The second practical step is to put the record where the technician will actually read it. A binder in the truck is better than nothing. A shared spreadsheet is better than a binder. A purpose-built route management application with the instructions visible on the same screen as the day's stop list is better still. The format matters less than the certainty that the technician will see the instruction without going looking for it.

What Standardization Protects When Things Go Wrong

Even with perfect records, things go wrong. A pump fails, a customer's expectations shift, a chemistry reading reads strange, a tech makes a judgment call that the customer disagrees with. Standardized instructions don't prevent the disagreement. They give both sides a shared reference point for resolving it.

When a customer says the technician should have texted before treating, the file either supports the customer or supports the technician, and both parties get an honest answer. When a customer says the dog was supposed to be inside, the file shows what was agreed. When a customer says the equipment shouldn't have been touched without approval, the file shows whether the instruction existed or was assumed. The presence of the written record turns every disputed visit from a he-said-she-said into a fact-based review, which lowers the temperature of the conversation and protects the relationship.

The compounding effect runs deeper than incident resolution. A route that runs on standardized instructions is worth more than a route that runs on a single owner's memory. Buyers can see this in the diligence material. Lenders can see it in the operational records. New employees can step in without dragging down service quality. Customers feel it in the consistency of the experience from one visit to the next, even when the technician at the door is new.
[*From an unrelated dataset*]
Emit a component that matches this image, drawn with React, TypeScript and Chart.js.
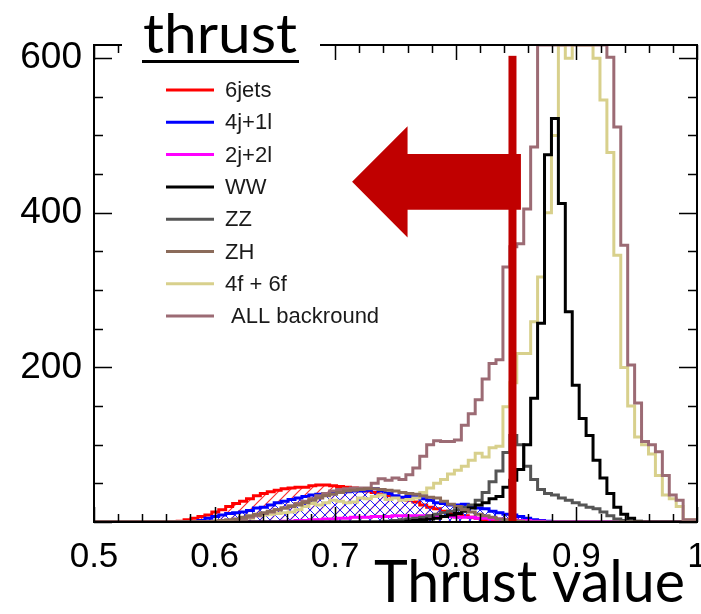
import React, { useEffect, useRef } from "react";
import { Chart, registerables } from "chart.js";

Chart.register(...registerables);

// ---------------- data ----------------
const BIN_START = 0.5;
const BIN_WIDTH = 1 / 174;
const X_MIN = 0.5;
const X_MAX = 1.0;
const Y_MIN = 0;
const Y_MAX = 617;
const X_TICK_LABELS = [0.5, 0.6, 0.7, 0.8, 0.9, 1];
const Y_TICK_LABELS = [200, 400, 600];
const X_TICK_STEP = 0.1;
const X_MINOR_STEP = 0.02;
const Y_TICK_STEP = 200;
const Y_MINOR_STEP = 50;

const SERIES_LABELS = ["6jets", "4j+1l", "2j+2l", "WW", "ZZ", "ZH", "4f + 6f", " ALL backround"];
const SERIES_COLORS = ["#ff0000", "#0000ff", "#ff00ff", "#000000", "#555555", "#8b6b5a", "#d8d08c", "#9c6b74"];
// lower = drawn on top
const SERIES_ORDER = [7, 6, 5, 2, 3, 0, 4, 1];

const SIX_JETS = [
  0, 0, 0, 0, 0, 0, 0, 0, 0, 0,
  0, 0, 0, 1, 3, 5, 7, 9, 13, 16,
  20, 24, 27, 30, 34, 37, 39, 41, 43, 44,
  45, 45, 47, 48, 48, 47, 46, 45, 44, 42,
  40, 38, 36, 34, 32, 30, 28, 26, 22, 19,
  17, 14, 12, 10, 8, 6, 5, 3, 2, 1,
  0, 0, 0, 0, 0, 0, 0, 0, 0, 0,
  0, 0, 0, 0, 0, 0, 0, 0, 0, 0,
  0, 0, 0, 0, 0, 0, 0,
];
const FOURJ_ONEL = [
  0, 0, 0, 0, 0, 0, 0, 0, 0, 0,
  0, 0, 0, 0, 0, 0, 2, 5, 7, 9,
  11, 12, 13, 15, 18, 19, 22, 25, 27, 29,
  31, 33, 35, 36, 37, 38, 38, 39, 40, 40,
  41, 43, 40, 37, 34, 32, 33, 34, 30, 28,
  25, 24, 22, 22, 23, 19, 18, 17, 14, 12,
  10, 9, 7, 5, 3, 2, 1, 0, 0, 0,
  0, 0, 0, 0, 0, 0, 0, 0, 0, 0,
  0, 0, 0, 0, 0, 0, 0,
];
const TWOJ_TWOL = [
  0, 0, 0, 0, 0, 0, 0, 0, 0, 0,
  0, 0, 0, 0, 0, 0, 0, 0, 0, 0,
  0, 0, 0, 0, 0, 0, 0, 0, 1, 1,
  2, 2, 3, 3, 4, 4, 5, 5, 6, 6,
  6, 7, 7, 7, 8, 8, 8, 8, 8, 8,
  7, 7, 7, 6, 6, 6, 5, 5, 4, 4,
  3, 3, 2, 2, 1, 1, 0, 0, 0, 0,
  0, 0, 0, 0, 0, 0, 0, 0, 0, 0,
  0, 0, 0, 0, 0, 0, 0,
];
const WW = [
  0, 0, 0, 0, 0, 0, 0, 0, 0, 0,
  0, 0, 0, 0, 0, 0, 0, 0, 0, 0,
  0, 0, 0, 0, 0, 0, 0, 0, 0, 0,
  0, 0, 0, 0, 0, 0, 0, 0, 0, 0,
  0, 0, 0, 0, 0, 0, 1, 2, 3, 4,
  5, 7, 9, 11, 14, 18, 22, 25, 30, 33,
  45, 54, 68, 100, 160, 257, 475, 522, 412, 272,
  177, 134, 112, 80, 57, 37, 19, 10, 5, 1,
  0, 0, 0, 0, 0, 0, 0,
];
const ZZ = [
  0, 0, 0, 0, 0, 0, 0, 0, 0, 0,
  0, 0, 0, 0, 0, 0, 0, 0, 0, 0,
  0, 0, 0, 0, 0, 0, 0, 0, 0, 0,
  0, 0, 0, 0, 0, 0, 0, 0, 0, 0,
  0, 0, 0, 1, 2, 3, 4, 5, 6, 8,
  10, 12, 14, 16, 19, 22, 28, 38, 52, 66,
  90, 112, 100, 72, 55, 42, 37, 35, 31, 28,
  25, 22, 19, 17, 13, 8, 4, 2, 1, 0,
  0, 0, 0, 0, 0, 0, 0,
];
const ZH = [
  0, 0, 0, 0, 0, 0, 0, 0, 0, 0,
  0, 0, 0, 0, 0, 0, 0, 0, 1, 2,
  3, 4, 6, 8, 10, 12, 14, 16, 18, 20,
  22, 25, 28, 31, 34, 36, 38, 40, 41, 42,
  43, 43, 42, 41, 40, 38, 37, 36, 34, 32,
  31, 27, 23, 20, 16, 13, 10, 8, 6, 4,
  3, 2, 1, 0, 0, 0, 0, 0, 0, 0,
  0, 0, 0, 0, 0, 0, 0, 0, 0, 0,
  0, 0, 0, 0, 0, 0, 0,
];
const FOURF_SIXF = [
  0, 0, 0, 0, 0, 0, 0, 0, 0, 0,
  0, 0, 0, 0, 0, 0, 0, 0, 0, 2,
  2, 2, 2, 5, 8, 9, 10, 11, 12, 13,
  16, 20, 24, 22, 25, 28, 27, 25, 26, 31,
  30, 33, 35, 29, 31, 28, 29, 31, 38, 44,
  50, 55, 62, 67, 72, 80, 89, 84, 96, 98,
  149, 180, 218, 218, 259, 317, 400, 500, 617, 600,
  617, 617, 617, 600, 546, 478, 345, 200, 150, 110,
  100, 88, 60, 35, 30, 20, 3,
];
const ALL_BACKGROUND = [
  0, 0, 0, 0, 0, 0, 0, 0, 0, 0,
  0, 0, 0, 0, 0, 0, 0, 0, 0, 0,
  0, 0, 4, 6, 8, 11, 13, 16, 18, 21,
  24, 27, 30, 34, 37, 40, 42, 43, 44, 44,
  44, 50, 56, 54, 57, 55, 61, 70, 85, 100,
  105, 104, 104, 106, 125, 140, 158, 185, 205, 210,
  330, 356, 360, 405, 485, 617, 617, 617, 617, 617,
  617, 617, 617, 617, 617, 601, 511, 358, 203, 154,
  104, 100, 91, 60, 35, 28, 3,
];
const SERIES_VALUES = [SIX_JETS, FOURJ_ONEL, TWOJ_TWOL, WW, ZZ, ZH, FOURF_SIXF, ALL_BACKGROUND];

// cut annotation (data units)
const CUT_VALUE = 0.847;
const CUT_TOP = 603;
const CUT_COLOR = "#c00000";
const ARROW_TIP_X = 0.714;
const ARROW_NECK_X = 0.76;
const ARROW_TAIL_X = 0.854;
const ARROW_MID_Y = 440;
const ARROW_SHAFT_HALF = 36;
const ARROW_HEAD_HALF = 72;

const TITLE_TEXT = "thrust";
const X_TITLE_TEXT = "Thrust value";

const SANS = '"Liberation Sans", Arial, sans-serif';
const HUMANIST = 'Lato, "Open Sans", sans-serif';

function toSteps(values: number[]) {
  const pts = values.map((v, i) => ({ x: BIN_START + i * BIN_WIDTH, y: v }));
  pts.push({ x: BIN_START + values.length * BIN_WIDTH, y: values[values.length - 1] });
  return pts;
}

function makeHatch(color: string, size: number, cross: boolean, lw: number) {
  const c = document.createElement("canvas");
  c.width = size;
  c.height = size;
  const g = c.getContext("2d")!;
  g.strokeStyle = color;
  g.lineWidth = lw;
  g.beginPath();
  g.moveTo(-1, size + 1);
  g.lineTo(size + 1, -1);
  g.moveTo(-1, 1);
  g.lineTo(1, -1);
  g.moveTo(size - 1, size + 1);
  g.lineTo(size + 1, size - 1);
  if (cross) {
    g.moveTo(-1, -1);
    g.lineTo(size + 1, size + 1);
    g.moveTo(size - 1, -1);
    g.lineTo(size + 1, 1);
    g.moveTo(-1, size - 1);
    g.lineTo(1, size + 1);
  }
  g.stroke();
  return g.createPattern(c, "repeat");
}

function drawFitted(ctx: CanvasRenderingContext2D, text: string, x: number, baseline: number, width: number, font: string) {
  ctx.save();
  ctx.font = font;
  ctx.textAlign = "left";
  ctx.textBaseline = "alphabetic";
  const w = ctx.measureText(text).width;
  ctx.translate(x, baseline);
  ctx.scale(width / w, 1);
  ctx.fillStyle = "#000";
  ctx.fillText(text, 0, 0);
  ctx.restore();
}

const rootStyle = {
  id: "rootStyle",
  afterDatasetsDraw(chart: any) {
    const { ctx, chartArea: a, scales } = chart;
    const xs = scales.x;
    const ys = scales.y;
    const px = (v: number) => xs.getPixelForValue(v);
    const py = (v: number) => ys.getPixelForValue(v);
    ctx.save();
    // cut line
    ctx.fillStyle = CUT_COLOR;
    const cx = px(CUT_VALUE);
    ctx.fillRect(cx - 4, py(CUT_TOP), 8, py(0) - py(CUT_TOP));
    // arrow
    ctx.beginPath();
    ctx.moveTo(px(ARROW_TIP_X), py(ARROW_MID_Y));
    ctx.lineTo(px(ARROW_NECK_X), py(ARROW_MID_Y + ARROW_HEAD_HALF));
    ctx.lineTo(px(ARROW_NECK_X), py(ARROW_MID_Y + ARROW_SHAFT_HALF));
    ctx.lineTo(px(ARROW_TAIL_X), py(ARROW_MID_Y + ARROW_SHAFT_HALF));
    ctx.lineTo(px(ARROW_TAIL_X), py(ARROW_MID_Y - ARROW_SHAFT_HALF));
    ctx.lineTo(px(ARROW_NECK_X), py(ARROW_MID_Y - ARROW_SHAFT_HALF));
    ctx.lineTo(px(ARROW_NECK_X), py(ARROW_MID_Y - ARROW_HEAD_HALF));
    ctx.closePath();
    ctx.fill();

    // frame
    ctx.strokeStyle = "#000";
    ctx.lineWidth = 2;
    ctx.strokeRect(a.left, a.top, a.right - a.left, a.bottom - a.top);
    // ticks (inward, ROOT style)
    ctx.lineWidth = 1.5;
    ctx.beginPath();
    const nx = Math.round((X_MAX - X_MIN) / X_MINOR_STEP);
    const perMajorX = Math.round(X_TICK_STEP / X_MINOR_STEP);
    for (let k = 0; k <= nx; k++) {
      const v = X_MIN + k * X_MINOR_STEP;
      const p = Math.round(px(v)) + 0.5;
      const len = k % perMajorX === 0 ? 15 : 8;
      ctx.moveTo(p, a.bottom);
      ctx.lineTo(p, a.bottom - len);
      ctx.moveTo(p, a.top);
      ctx.lineTo(p, a.top + len);
    }
    const ny = Math.floor((Y_MAX - Y_MIN) / Y_MINOR_STEP);
    const perMajorY = Math.round(Y_TICK_STEP / Y_MINOR_STEP);
    for (let k = 0; k <= ny; k++) {
      const v = Y_MIN + k * Y_MINOR_STEP;
      const p = Math.round(py(v)) + 0.5;
      const len = k % perMajorY === 0 ? 18 : 9;
      ctx.moveTo(a.left, p);
      ctx.lineTo(a.left + len, p);
      ctx.moveTo(a.right, p);
      ctx.lineTo(a.right - len, p);
    }
    ctx.stroke();
    ctx.restore();
  },
  afterDraw(chart: any) {
    const { ctx } = chart;
    ctx.save();
    // title box
    ctx.fillStyle = "#fff";
    ctx.fillRect(122, 0, 198, 80);
    drawFitted(ctx, TITLE_TEXT, 143, 53, 154, `54px ${HUMANIST}`);
    ctx.fillStyle = "#000";
    ctx.fillRect(142, 60, 157, 3);

    // legend
    const rowY0 = 90;
    const rowStep = 32.3;
    ctx.font = `22px ${SANS}`;
    ctx.textBaseline = "middle";
    ctx.textAlign = "left";
    SERIES_LABELS.forEach((lab, i) => {
      const yy = rowY0 + i * rowStep;
      ctx.strokeStyle = SERIES_COLORS[i];
      ctx.lineWidth = 3;
      ctx.beginPath();
      ctx.moveTo(166, yy);
      ctx.lineTo(214, yy);
      ctx.stroke();
      ctx.fillStyle = "#1a1a1a";
      ctx.fillText(lab, 225, yy + 1);
    });

    // x title
    drawFitted(ctx, X_TITLE_TEXT, 374, 602, 311, `58px ${HUMANIST}`);
    ctx.restore();
  },
};

export default function App() {
  const ref = useRef<HTMLCanvasElement | null>(null);
  useEffect(() => {
    if (!ref.current) return;
    const redHatch = makeHatch("#ff3030", 10, false, 1.2);
    const blueHatch = makeHatch("#2020ff", 10, true, 1);
    const datasets = SERIES_LABELS.map((lab, i) => ({
      label: lab,
      data: toSteps(SERIES_VALUES[i]),
      borderColor: SERIES_COLORS[i],
      borderWidth: 3,
      stepped: "after" as const,
      pointRadius: 0,
      tension: 0,
      borderJoinStyle: "miter" as const,
      fill: i === 0 || i === 1 ? "origin" : false,
      backgroundColor: i === 0 ? redHatch : i === 1 ? blueHatch : "transparent",
      order: SERIES_ORDER[i],
    }));
    const chart = new Chart(ref.current, {
      type: "line",
      data: { datasets: datasets as any },
      options: {
        animation: false,
        responsive: false,
        devicePixelRatio: 1,
        events: [],
        layout: { padding: { left: 0, top: 45, right: 4, bottom: 0 } },
        plugins: { legend: { display: false }, tooltip: { enabled: false } },
        scales: {
          x: {
            type: "linear",
            min: X_MIN,
            max: X_MAX,
            grid: { display: false, drawTicks: false },
            border: { display: false },
            afterBuildTicks: (s: any) => {
              s.ticks = X_TICK_LABELS.map((v) => ({ value: v }));
            },
            ticks: {
              autoSkip: false,
              maxRotation: 0,
              padding: 14,
              color: "#000",
              font: { family: SANS, size: 35 },
              callback: (v: any) => String(Number(Number(v).toFixed(2))),
            },
            afterFit: (s: any) => {
              s.height = 92;
              s.paddingLeft = 0;
              s.paddingRight = 0;
            },
          },
          y: {
            type: "linear",
            min: Y_MIN,
            max: Y_MAX,
            grid: { display: false, drawTicks: false },
            border: { display: false },
            afterBuildTicks: (s: any) => {
              s.ticks = Y_TICK_LABELS.map((v) => ({ value: v }));
            },
            ticks: {
              autoSkip: false,
              padding: 12,
              color: "#000",
              font: { family: SANS, size: 37 },
              callback: (v: any) => String(v),
            },
            afterFit: (s: any) => {
              s.width = 94;
              s.paddingTop = 0;
              s.paddingBottom = 0;
            },
          },
        },
      } as any,
      plugins: [rootStyle],
    });
    return () => chart.destroy();
  }, []);
  return (
    <div style={{ position: "absolute", left: 0, top: 0, width: 701, height: 614, background: "#fff" }}>
      <canvas ref={ref} width={701} height={614} style={{ display: "block", width: 701, height: 614 }} />
    </div>
  );
}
Since 2004, the routes we have helped transfer with the smoothest handoffs and the strongest retention have always been the routes with the cleanest customer instruction files. The correlation is not subtle. Standardization is the operational practice that compounds quietly across every other part of the business, and it costs nothing but the discipline to write things down and put them where the next person can find them.

If you are building a pool service business from your first stop, start the record now. If you are buying into one, make the quality of the existing instruction file a real factor in how you value the deal. And if you are running one already and recognized your own operation in the technician at the locked gate, the work to fix it is smaller than it looks and pays back faster than you would expect.